- Full name: Tyler Hideo Mizoguchi
- Born: November 14, 1989 (age 36)
- Height: 5 ft 2 in (157 cm)

Gymnastics career
- Discipline: Men's artistic gymnastics
- Country represented: United States; (2010–2012);
- College team: Illinois Fighting Illini
- Gym: Houston Gymnastics Academy
- Former coaches: Ivan Ivankov, Justin Spring, Kevin Mazeika
- Retired: c. 2012
- Medal record
Men's artistic gymnastics
Representing United States
| Event | 1st | 2nd | 3rd |
| Pan American Games | 0 | 0 | 1 |
| Total | 0 | 0 | 1 |
Pan American Games
| Bronze medal – third place | 2011 Guadalajara | Team |

= Tyler Mizoguchi =

American artistic gymnast

Tyler Hideo Mizoguchi (born November 14, 1989) is a retired American artistic gymnast. He was a member of the United States men's national artistic gymnastics team and won a bronze for the United States at the 2011 Pan American Games.

==Early life and education==
Mizoguchi was born on November 14, 1989, to Hideo and Kellie Mizoguchi. He was raised in Houston, Texas, and participated in both gymnastics and track and field. He trained at Houston Gymnastics Academy with Kevin Mazeika while attending James E. Taylor High School. He later attended the University of Illinois Urbana-Champaign to pursue gymnastics.

==Gymnastics career==
===College===
In his first year of college competition in 2009, Mizoguchi competed in the parallel bars, pommel horse, floor exercise, and in the all-around. He scored 15.15 in parallel bars and placed first that year at the Big Ten Championships. He finished in sixth place on the floor exercise at the Big Ten individual event finals with a score of 14.725. In the pommel horse event, he scored 14.650, and in the all-around 84.800 against Penn State.
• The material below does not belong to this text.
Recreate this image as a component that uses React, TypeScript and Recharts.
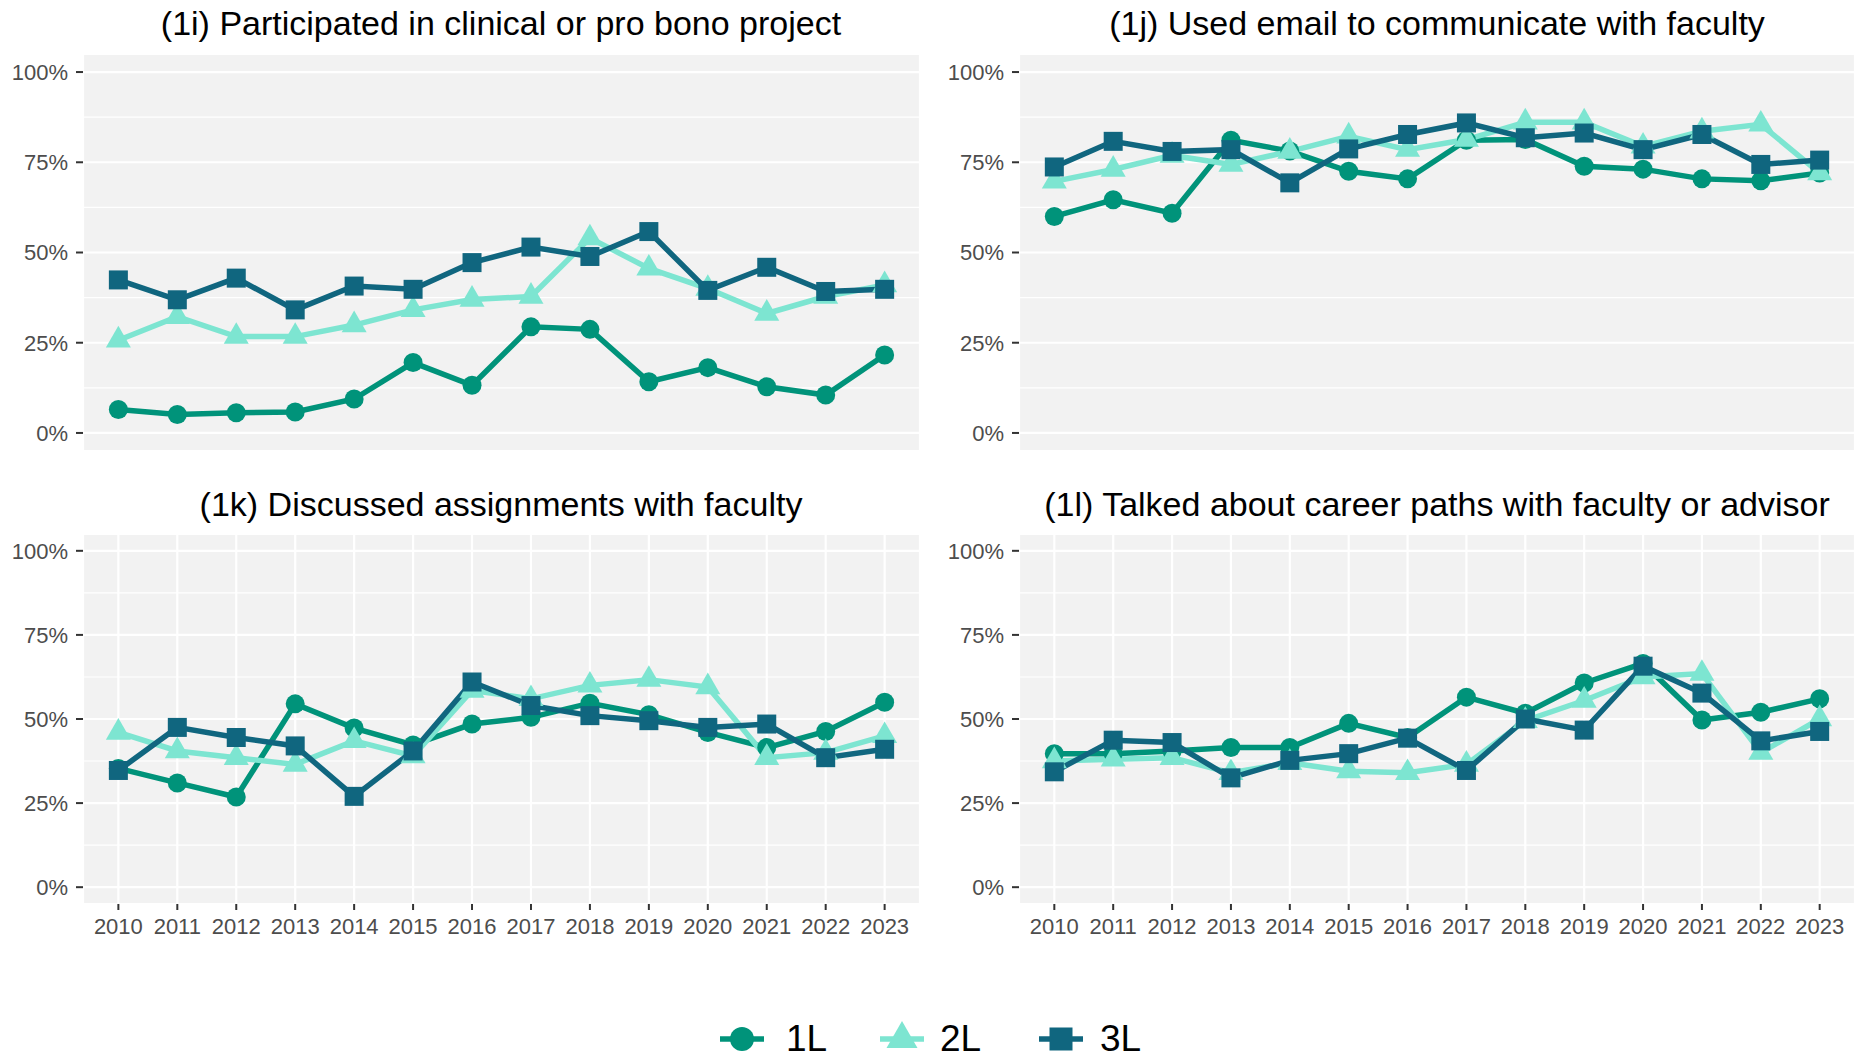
import React from 'react';
import { LineChart, Line, XAxis, YAxis, CartesianGrid, ReferenceLine } from 'recharts';

const years = [2010, 2011, 2012, 2013, 2014, 2015, 2016, 2017, 2018, 2019, 2020, 2021, 2022, 2023];
const yTicks = [0, 25, 50, 75, 100];
const yMinor = [12.5, 37.5, 62.5, 87.5];

// (1i) clinical / pro bono
const clinical1L = [6.5, 5.1, 5.6, 5.8, 9.4, 19.5, 13.2, 29.4, 28.7, 14.2, 18.1, 12.8, 10.5, 21.6];
const clinical2L = [25.7, 32.2, 26.7, 26.7, 29.9, 34.1, 37.0, 37.8, 54.0, 45.6, 40.0, 33.1, 37.8, 41.0];
const clinical3L = [42.4, 36.9, 42.9, 34.1, 40.7, 39.8, 47.2, 51.5, 48.9, 55.8, 39.5, 45.9, 39.2, 39.8];

// (1j) email with faculty
const email1L = [60.0, 64.6, 60.9, 81.1, 78.1, 72.5, 70.4, 81.1, 81.3, 73.9, 73.1, 70.4, 69.9, 72.0];
const email2L = [69.7, 73.0, 76.9, 74.4, 78.0, 82.2, 78.5, 81.3, 86.1, 86.1, 79.4, 83.6, 85.5, 72.0];
const email3L = [73.7, 80.8, 78.0, 78.5, 69.3, 78.7, 82.7, 85.9, 81.8, 83.1, 78.5, 82.7, 74.4, 75.6];

// (1k) assignments with faculty
const assign1L = [35.3, 31.0, 26.8, 54.5, 47.3, 42.3, 48.5, 50.5, 54.7, 51.3, 46.0, 41.5, 46.3, 55.0];
const assign2L = [46.0, 40.5, 38.5, 36.5, 43.5, 39.0, 58.5, 56.0, 60.0, 61.7, 59.5, 38.5, 40.0, 45.0];
const assign3L = [34.7, 47.5, 44.5, 42.0, 27.0, 40.5, 61.0, 54.0, 51.0, 49.5, 47.5, 48.5, 38.5, 41.0];

// (1l) career paths
const career1L = [39.7, 39.7, 40.5, 41.5, 41.5, 48.7, 44.5, 56.5, 51.7, 60.7, 66.5, 49.7, 52.0, 56.0];
const career2L = [37.5, 38.0, 38.5, 34.0, 37.0, 34.5, 34.0, 36.5, 49.5, 55.5, 62.5, 63.5, 40.0, 50.0];
const career3L = [34.3, 43.7, 43.0, 32.5, 37.7, 39.7, 44.3, 34.7, 50.0, 46.7, 65.7, 57.7, 43.5, 46.3];

const seriesNames = ['1L', '2L', '3L'];
const colors = { '1L': '#00937A', '2L': '#7DE5D1', '3L': '#10667F' };
const FONT = '"Liberation Sans", Arial, sans-serif';

const build = (a: number[], b: number[], c: number[]) =>
  years.map((y, i) => ({ year: y, '1L': a[i], '2L': b[i], '3L': c[i] }));

const circleDot = (color: string, r: number) => (p: any) => {
  if (p.cx == null || p.cy == null) return <g key={p.index} />;
  return <circle key={p.index} cx={p.cx} cy={p.cy} r={r} fill={color} stroke="none" />;
};
const triDot = (color: string, w: number) => (p: any) => {
  if (p.cx == null || p.cy == null) return <g key={p.index} />;
  const h = w * 0.866;
  const pts = `${p.cx},${p.cy - (2 * h) / 3} ${p.cx + w / 2},${p.cy + h / 3} ${p.cx - w / 2},${p.cy + h / 3}`;
  return <polygon key={p.index} points={pts} fill={color} stroke="none" />;
};
const squareDot = (color: string, s: number) => (p: any) => {
  if (p.cx == null || p.cy == null) return <g key={p.index} />;
  return <rect key={p.index} x={p.cx - s / 2} y={p.cy - s / 2} width={s} height={s} fill={color} stroke="none" />;
};

const dots: any = {
  '1L': circleDot(colors['1L'], 9.5),
  '2L': triDot(colors['2L'], 25),
  '3L': squareDot(colors['3L'], 19),
};

type PanelProps = {
  data: any[];
  left: number;
  top: number;
  width: number;
  yAxisWidth: number;
  rightMargin: number;
  plotHeight: number;
  showYears: boolean;
};

const Panel = ({ data, left, top, width, yAxisWidth, rightMargin, plotHeight, showYears }: PanelProps) => {
  const xHeight = showYears ? 42 : 10;
  return (
    <div style={{ position: 'absolute', left, top }}>
      <LineChart
        width={width}
        height={plotHeight + xHeight}
        data={data}
        margin={{ top: 0, right: rightMargin, bottom: 0, left: 0 }}
      >
        <CartesianGrid fill="#F2F2F2" stroke="#FFFFFF" strokeWidth={2.2} />
        {yMinor.map((v) => (
          <ReferenceLine key={v} y={v} stroke="#FFFFFF" strokeWidth={1.1} />
        ))}
        <XAxis
          dataKey="year"
          type="number"
          domain={[2009.4, 2023.6]}
          ticks={years}
          allowDataOverflow
          axisLine={false}
          height={xHeight}
          tickSize={6}
          tickMargin={8.5}
          tickLine={{ stroke: '#333333', strokeWidth: 2 }}
          tick={showYears ? { fill: '#4D4D4D', fontSize: 22, fontFamily: FONT } : false}
          interval={0}
        />
        <YAxis
          type="number"
          domain={[-5, 105]}
          ticks={yTicks}
          allowDataOverflow
          axisLine={false}
          width={yAxisWidth}
          tickSize={7}
          tickMargin={8}
          tickLine={{ stroke: '#333333', strokeWidth: 2 }}
          tick={{ fill: '#4D4D4D', fontSize: 22, fontFamily: FONT }}
          tickFormatter={(v: number) => `${v}%`}
        />
        {seriesNames.map((s) => (
          <Line
            key={`line-${s}`}
            type="linear"
            dataKey={s}
            stroke={colors[s as keyof typeof colors]}
            strokeWidth={5.5}
            dot={false}
            activeDot={false}
            isAnimationActive={false}
          />
        ))}
        {seriesNames.map((s) => (
          <Line
            key={`pts-${s}`}
            type="linear"
            dataKey={s}
            stroke="none"
            dot={dots[s]}
            activeDot={false}
            legendType="none"
            isAnimationActive={false}
          />
        ))}
      </LineChart>
    </div>
  );
};

const titles = [
  { text: '(1i) Participated in clinical or pro bono project', x: 501, y: 35 },
  { text: '(1j) Used email to communicate with faculty', x: 1437, y: 35 },
  { text: '(1k) Discussed assignments with faculty', x: 501, y: 515.5 },
  { text: '(1l) Talked about career paths with faculty or advisor', x: 1437, y: 515.5 },
];

const legendItems = [
  { name: '1L', cx: 742, tx: 786 },
  { name: '2L', cx: 902, tx: 940 },
  { name: '3L', cx: 1061, tx: 1100 },
];

export default function App() {
  return (
    <div style={{ position: 'absolute', left: 0, top: 0, width: 1857, height: 1059, background: '#FFFFFF', overflow: 'hidden' }}>
      <Panel data={build(clinical1L, clinical2L, clinical3L)} left={0} top={54} width={928} yAxisWidth={83} rightMargin={8} plotHeight={397} showYears={false} />
      <Panel data={build(email1L, email2L, email3L)} left={928} top={54} width={929} yAxisWidth={91} rightMargin={2} plotHeight={397} showYears={false} />
      <Panel data={build(assign1L, assign2L, assign3L)} left={0} top={534} width={928} yAxisWidth={83} rightMargin={8} plotHeight={370} showYears={true} />
      <Panel data={build(career1L, career2L, career3L)} left={928} top={534} width={929} yAxisWidth={91} rightMargin={2} plotHeight={370} showYears={true} />
      <svg width={1857} height={1059} style={{ position: 'absolute', left: 0, top: 0, pointerEvents: 'none' }}>
        {titles.map((t) => (
          <text key={t.text} x={t.x} y={t.y} textAnchor="middle" fontFamily={FONT} fontSize={34} fill="#000000">
            {t.text}
          </text>
        ))}
        {legendItems.map((it) => {
          const c = colors[it.name as keyof typeof colors];
          const cy = 1039;
          return (
            <g key={it.name}>
              <line x1={it.cx - 22} x2={it.cx + 22} y1={cy} y2={cy} stroke={c} strokeWidth={5.5} />
              {it.name === '1L' && <circle cx={it.cx} cy={cy} r={12} fill={c} />}
              {it.name === '2L' && (
                <polygon points={`${it.cx},${cy - 18} ${it.cx + 15.5},${cy + 9} ${it.cx - 15.5},${cy + 9}`} fill={c} />
              )}
              {it.name === '3L' && <rect x={it.cx - 11.5} y={cy - 11.5} width={23} height={23} fill={c} />}
              <text x={it.tx} y={1051} fontFamily={FONT} fontSize={37} fill="#000000">
                {it.name}
              </text>
            </g>
          );
        })}
      </svg>
    </div>
  );
}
In his sophomore year, he earned his first All-American honors with a sixth-place finish in the all-around. Mizoguchi placed well enough in the 2010 winter cup to make the United States Senior National team. Throughout the 2010–2011 season he gained a career-high seven individual titles while helping the University of Illinois gymnastics team along with other athletes such as Daniel Ribeiro, Justin Spring and Yoshi Mori.

In his junior season, he helped the University of Illinois win the Big Ten Championships for a third straight time.

It was announced Mizoguchi was removed from the team in March 2012.

===International===
Mizoguchi won a bronze medal at the 2011 Pan American Games team all-around.

==Personal life==
Mizoguchi worked at his parents' gym, Fun and Fitness Gymnastics, in Richmond, Texas.